**Written problem**
Copy the data exactly; pictures stay out of the copy.
------ Data extract ------
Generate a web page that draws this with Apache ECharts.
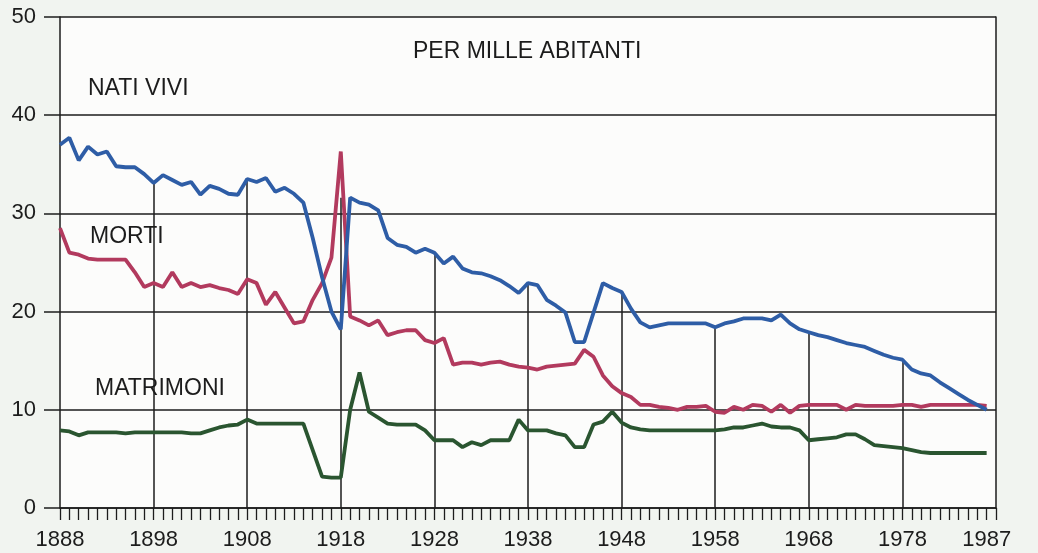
<!DOCTYPE html>
<html>
<head>
<meta charset="utf-8">
<script src="https://cdn.jsdelivr.net/npm/echarts@6/dist/echarts.min.js"></script>
<style>
html,body{margin:0;padding:0;background:#f1f4f0;}
#chart{width:1038px;height:553px;}
</style>
</head>
<body>
<div id="chart"></div>
<script>
// ---- DATA ----
const startYear = 1888;
const endYear = 1987;
const xTickLabels = [1888, 1898, 1908, 1918, 1928, 1938, 1948, 1958, 1968, 1978, 1987];
const yTickLabels = [0, 10, 20, 30, 40, 50];
const gridYears = [1898, 1908, 1918, 1928, 1938, 1948, 1958, 1968, 1978];
const seriesNames = ['NATI VIVI', 'MORTI', 'MATRIMONI'];
const headerText = 'PER MILLE ABITANTI';

// Nati vivi (births per 1000), 1888-1987
const natiVivi = [
  37.0, 37.7, 35.4, 36.8, 36.0, 36.3, 34.8, 34.7, 34.7, 34.0,
  33.1, 33.9, 33.4, 32.9, 33.2, 31.9, 32.8, 32.5, 32.0, 31.9,
  33.5, 33.2, 33.6, 32.2, 32.6, 32.0, 31.1, 27.5, 23.5, 20.0,
  18.2, 31.6, 31.1, 30.9, 30.3, 27.5, 26.8, 26.6, 26.0, 26.4,
  26.0, 24.9, 25.6, 24.4, 24.0, 23.9, 23.6, 23.2, 22.6, 21.9,
  22.9, 22.7, 21.2, 20.6, 19.9, 16.9, 16.9, 19.9, 22.9, 22.4,
  22.0, 20.3, 18.9, 18.4, 18.6, 18.8, 18.8, 18.8, 18.8, 18.8,
  18.4, 18.8, 19.0, 19.3, 19.3, 19.3, 19.1, 19.7, 18.8, 18.2,
  17.9, 17.6, 17.4, 17.1, 16.8, 16.6, 16.4, 16.0, 15.6, 15.3,
  15.1, 14.1, 13.7, 13.5, 12.8, 12.2, 11.6, 11.0, 10.5, 10.0
];
// Morti (deaths per 1000), 1888-1987
const morti = [
  28.5, 26.0, 25.8, 25.4, 25.3, 25.3, 25.3, 25.3, 24.0, 22.5,
  22.9, 22.5, 24.0, 22.5, 22.9, 22.5, 22.7, 22.4, 22.2, 21.8,
  23.3, 22.9, 20.7, 22.0, 20.4, 18.8, 19.0, 21.2, 22.9, 25.5,
  36.3, 19.5, 19.1, 18.6, 19.1, 17.6, 17.9, 18.1, 18.1, 17.1,
  16.8, 17.3, 14.6, 14.8, 14.8, 14.6, 14.8, 14.9, 14.6, 14.4,
  14.3, 14.1, 14.4, 14.5, 14.6, 14.7, 16.1, 15.4, 13.5, 12.4,
  11.7, 11.3, 10.5, 10.5, 10.3, 10.2, 10.0, 10.3, 10.3, 10.4,
  9.8, 9.7, 10.3, 10.0, 10.5, 10.4, 9.8, 10.5, 9.7, 10.4,
  10.5, 10.5, 10.5, 10.5, 10.0, 10.5, 10.4, 10.4, 10.4, 10.4,
  10.5, 10.5, 10.3, 10.5, 10.5, 10.5, 10.5, 10.5, 10.5, 10.4
];
// Matrimoni (marriages per 1000), 1888-1987
const matrimoni = [
  7.9, 7.8, 7.4, 7.7, 7.7, 7.7, 7.7, 7.6, 7.7, 7.7,
  7.7, 7.7, 7.7, 7.7, 7.6, 7.6, 7.9, 8.2, 8.4, 8.5,
  9.0, 8.6, 8.6, 8.6, 8.6, 8.6, 8.6, 5.9, 3.2, 3.1,
  3.1, 10.0, 13.8, 9.8, 9.2, 8.6, 8.5, 8.5, 8.5, 7.9,
  6.9, 6.9, 6.9, 6.2, 6.7, 6.4, 6.9, 6.9, 6.9, 9.0,
  7.9, 7.9, 7.9, 7.6, 7.4, 6.2, 6.2, 8.5, 8.8, 9.8,
  8.7, 8.2, 8.0, 7.9, 7.9, 7.9, 7.9, 7.9, 7.9, 7.9,
  7.9, 8.0, 8.2, 8.2, 8.4, 8.6, 8.3, 8.2, 8.2, 7.9,
  6.9, 7.0, 7.1, 7.2, 7.5, 7.5, 7.0, 6.4, 6.3, 6.2,
  6.1, 5.9, 5.7, 5.6, 5.6, 5.6, 5.6, 5.6, 5.6, 5.6
];

// ---- BUILD ----
const years = [];
for (let y = startYear; y <= endYear; y++) years.push(y);
const toPairs = arr => years.map((y, i) => [y, arr[i]]);

// vertical grid lines rise from 0 up to the births curve
const vLines = gridYears.map(yr => {
  const i = yr - startYear;
  let top = natiVivi[i];
  if (natiVivi[i + 1] - natiVivi[i] > 5) top = natiVivi[i + 1];
  return [{ coord: [yr, 0] }, { coord: [yr, top] }];
});

const FONT = '"Liberation Sans", Arial, Helvetica, sans-serif';
const INK = '#1c1c1c';

const chart = echarts.init(document.getElementById('chart'));
chart.setOption({
  backgroundColor: '#f1f4f0',
  animation: false,
  grid: {
    left: 60, right: 42, top: 17, bottom: 45,
    show: true, backgroundColor: '#fcfcfb', borderWidth: 0
  },
  xAxis: {
    type: 'value', min: startYear, max: endYear + 1, interval: 1,
    axisLine: { show: true, lineStyle: { color: INK, width: 1.5 } },
    axisTick: { show: true, length: 12, lineStyle: { color: INK, width: 1.3 } },
    axisLabel: {
      margin: 21, fontSize: 22, color: INK, fontFamily: FONT,
      showMinLabel: true, showMaxLabel: true,
      formatter: v => xTickLabels.includes(v) ? String(v) : ''
    },
    splitLine: { show: false }
  },
  yAxis: [{
    type: 'value', min: 0, max: 50, interval: 10,
    axisLine: { show: true, lineStyle: { color: INK, width: 1.5 } },
    axisTick: { show: true, length: 16, lineStyle: { color: INK, width: 1.5 } },
    axisLabel: {
      margin: 24, fontSize: 22, color: INK, fontFamily: FONT,
      formatter: v => yTickLabels.includes(v) ? String(v) : ''
    },
    splitLine: { show: true, lineStyle: { color: INK, width: 1.5 } }
  }, {
    type: 'value', min: 0, max: 50, interval: 10, position: 'right',
    axisLine: { show: true, lineStyle: { color: INK, width: 1.5 } },
    axisTick: { show: false }, axisLabel: { show: false },
    splitLine: { show: false }
  }],
  graphic: [
    { type: 'text', left: 413, top: 40, style: { text: headerText, font: '23px ' + FONT, fill: INK } },
    { type: 'text', left: 88, top: 77, style: { text: seriesNames[0], font: '23px ' + FONT, fill: INK } },
    { type: 'text', left: 90, top: 225, style: { text: seriesNames[1], font: '23px ' + FONT, fill: INK } },
    { type: 'text', left: 95, top: 377, style: { text: seriesNames[2], font: '23px ' + FONT, fill: INK } }
  ],
  series: [
    {
      name: seriesNames[2], type: 'line', data: toPairs(matrimoni),
      showSymbol: false, symbol: 'none',
      lineStyle: { color: '#2a5530', width: 3.8 }, z: 3
    },
    {
      name: seriesNames[1], type: 'line', data: toPairs(morti),
      showSymbol: false, symbol: 'none',
      lineStyle: { color: '#b23a5e', width: 3.8 }, z: 4
    },
    {
      name: seriesNames[0], type: 'line', data: toPairs(natiVivi),
      showSymbol: false, symbol: 'none',
      lineStyle: { color: '#2e5da6', width: 3.8 }, z: 5,
      markLine: {
        silent: true, symbol: 'none', label: { show: false },
        lineStyle: { color: INK, width: 1.5, type: 'solid' },
        z: 1, data: vLines
      }
    }
  ]
});
</script>
</body>
</html>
------
**Written answer**
Generate a web page that draws this with Apache ECharts.
<!DOCTYPE html>
<html>
<head>
<meta charset="utf-8">
<script src="https://cdn.jsdelivr.net/npm/echarts@6/dist/echarts.min.js"></script>
<style>
html,body{margin:0;padding:0;background:#f1f4f0;}
#chart{width:1038px;height:553px;}
</style>
</head>
<body>
<div id="chart"></div>
<script>
// ---- DATA ----
const startYear = 1888;
const endYear = 1987;
const xTickLabels = [1888, 1898, 1908, 1918, 1928, 1938, 1948, 1958, 1968, 1978, 1987];
const yTickLabels = [0, 10, 20, 30, 40, 50];
const gridYears = [1898, 1908, 1918, 1928, 1938, 1948, 1958, 1968, 1978];
const seriesNames = ['NATI VIVI', 'MORTI', 'MATRIMONI'];
const headerText = 'PER MILLE ABITANTI';

// Nati vivi (births per 1000), 1888-1987
const natiVivi = [
  37.0, 37.7, 35.4, 36.8, 36.0, 36.3, 34.8, 34.7, 34.7, 34.0,
  33.1, 33.9, 33.4, 32.9, 33.2, 31.9, 32.8, 32.5, 32.0, 31.9,
  33.5, 33.2, 33.6, 32.2, 32.6, 32.0, 31.1, 27.5, 23.5, 20.0,
  18.2, 31.6, 31.1, 30.9, 30.3, 27.5, 26.8, 26.6, 26.0, 26.4,
  26.0, 24.9, 25.6, 24.4, 24.0, 23.9, 23.6, 23.2, 22.6, 21.9,
  22.9, 22.7, 21.2, 20.6, 19.9, 16.9, 16.9, 19.9, 22.9, 22.4,
  22.0, 20.3, 18.9, 18.4, 18.6, 18.8, 18.8, 18.8, 18.8, 18.8,
  18.4, 18.8, 19.0, 19.3, 19.3, 19.3, 19.1, 19.7, 18.8, 18.2,
  17.9, 17.6, 17.4, 17.1, 16.8, 16.6, 16.4, 16.0, 15.6, 15.3,
  15.1, 14.1, 13.7, 13.5, 12.8, 12.2, 11.6, 11.0, 10.5, 10.0
];
// Morti (deaths per 1000), 1888-1987
const morti = [
  28.5, 26.0, 25.8, 25.4, 25.3, 25.3, 25.3, 25.3, 24.0, 22.5,
  22.9, 22.5, 24.0, 22.5, 22.9, 22.5, 22.7, 22.4, 22.2, 21.8,
  23.3, 22.9, 20.7, 22.0, 20.4, 18.8, 19.0, 21.2, 22.9, 25.5,
  36.3, 19.5, 19.1, 18.6, 19.1, 17.6, 17.9, 18.1, 18.1, 17.1,
  16.8, 17.3, 14.6, 14.8, 14.8, 14.6, 14.8, 14.9, 14.6, 14.4,
  14.3, 14.1, 14.4, 14.5, 14.6, 14.7, 16.1, 15.4, 13.5, 12.4,
  11.7, 11.3, 10.5, 10.5, 10.3, 10.2, 10.0, 10.3, 10.3, 10.4,
  9.8, 9.7, 10.3, 10.0, 10.5, 10.4, 9.8, 10.5, 9.7, 10.4,
  10.5, 10.5, 10.5, 10.5, 10.0, 10.5, 10.4, 10.4, 10.4, 10.4,
  10.5, 10.5, 10.3, 10.5, 10.5, 10.5, 10.5, 10.5, 10.5, 10.4
];
// Matrimoni (marriages per 1000), 1888-1987
const matrimoni = [
  7.9, 7.8, 7.4, 7.7, 7.7, 7.7, 7.7, 7.6, 7.7, 7.7,
  7.7, 7.7, 7.7, 7.7, 7.6, 7.6, 7.9, 8.2, 8.4, 8.5,
  9.0, 8.6, 8.6, 8.6, 8.6, 8.6, 8.6, 5.9, 3.2, 3.1,
  3.1, 10.0, 13.8, 9.8, 9.2, 8.6, 8.5, 8.5, 8.5, 7.9,
  6.9, 6.9, 6.9, 6.2, 6.7, 6.4, 6.9, 6.9, 6.9, 9.0,
  7.9, 7.9, 7.9, 7.6, 7.4, 6.2, 6.2, 8.5, 8.8, 9.8,
  8.7, 8.2, 8.0, 7.9, 7.9, 7.9, 7.9, 7.9, 7.9, 7.9,
  7.9, 8.0, 8.2, 8.2, 8.4, 8.6, 8.3, 8.2, 8.2, 7.9,
  6.9, 7.0, 7.1, 7.2, 7.5, 7.5, 7.0, 6.4, 6.3, 6.2,
  6.1, 5.9, 5.7, 5.6, 5.6, 5.6, 5.6, 5.6, 5.6, 5.6
];

// ---- BUILD ----
const years = [];
for (let y = startYear; y <= endYear; y++) years.push(y);
const toPairs = arr => years.map((y, i) => [y, arr[i]]);

// vertical grid lines rise from 0 up to the births curve
const vLines = gridYears.map(yr => {
  const i = yr - startYear;
  let top = natiVivi[i];
  if (natiVivi[i + 1] - natiVivi[i] > 5) top = natiVivi[i + 1];
  return [{ coord: [yr, 0] }, { coord: [yr, top] }];
});

const FONT = '"Liberation Sans", Arial, Helvetica, sans-serif';
const INK = '#1c1c1c';

const chart = echarts.init(document.getElementById('chart'));
chart.setOption({
  backgroundColor: '#f1f4f0',
  animation: false,
  grid: {
    left: 60, right: 42, top: 17, bottom: 45,
    show: true, backgroundColor: '#fcfcfb', borderWidth: 0
  },
  xAxis: {
    type: 'value', min: startYear, max: endYear + 1, interval: 1,
    axisLine: { show: true, lineStyle: { color: INK, width: 1.5 } },
    axisTick: { show: true, length: 12, lineStyle: { color: INK, width: 1.3 } },
    axisLabel: {
      margin: 21, fontSize: 22, color: INK, fontFamily: FONT,
      showMinLabel: true, showMaxLabel: true,
      formatter: v => xTickLabels.includes(v) ? String(v) : ''
    },
    splitLine: { show: false }
  },
  yAxis: [{
    type: 'value', min: 0, max: 50, interval: 10,
    axisLine: { show: true, lineStyle: { color: INK, width: 1.5 } },
    axisTick: { show: true, length: 16, lineStyle: { color: INK, width: 1.5 } },
    axisLabel: {
      margin: 24, fontSize: 22, color: INK, fontFamily: FONT,
      formatter: v => yTickLabels.includes(v) ? String(v) : ''
    },
    splitLine: { show: true, lineStyle: { color: INK, width: 1.5 } }
  }, {
    type: 'value', min: 0, max: 50, interval: 10, position: 'right',
    axisLine: { show: true, lineStyle: { color: INK, width: 1.5 } },
    axisTick: { show: false }, axisLabel: { show: false },
    splitLine: { show: false }
  }],
  graphic: [
    { type: 'text', left: 413, top: 40, style: { text: headerText, font: '23px ' + FONT, fill: INK } },
    { type: 'text', left: 88, top: 77, style: { text: seriesNames[0], font: '23px ' + FONT, fill: INK } },
    { type: 'text', left: 90, top: 225, style: { text: seriesNames[1], font: '23px ' + FONT, fill: INK } },
    { type: 'text', left: 95, top: 377, style: { text: seriesNames[2], font: '23px ' + FONT, fill: INK } }
  ],
  series: [
    {
      name: seriesNames[2], type: 'line', data: toPairs(matrimoni),
      showSymbol: false, symbol: 'none',
      lineStyle: { color: '#2a5530', width: 3.8 }, z: 3
    },
    {
      name: seriesNames[1], type: 'line', data: toPairs(morti),
      showSymbol: false, symbol: 'none',
      lineStyle: { color: '#b23a5e', width: 3.8 }, z: 4
    },
    {
      name: seriesNames[0], type: 'line', data: toPairs(natiVivi),
      showSymbol: false, symbol: 'none',
      lineStyle: { color: '#2e5da6', width: 3.8 }, z: 5,
      markLine: {
        silent: true, symbol: 'none', label: { show: false },
        lineStyle: { color: INK, width: 1.5, type: 'solid' },
        z: 1, data: vLines
      }
    }
  ]
});
</script>
</body>
</html>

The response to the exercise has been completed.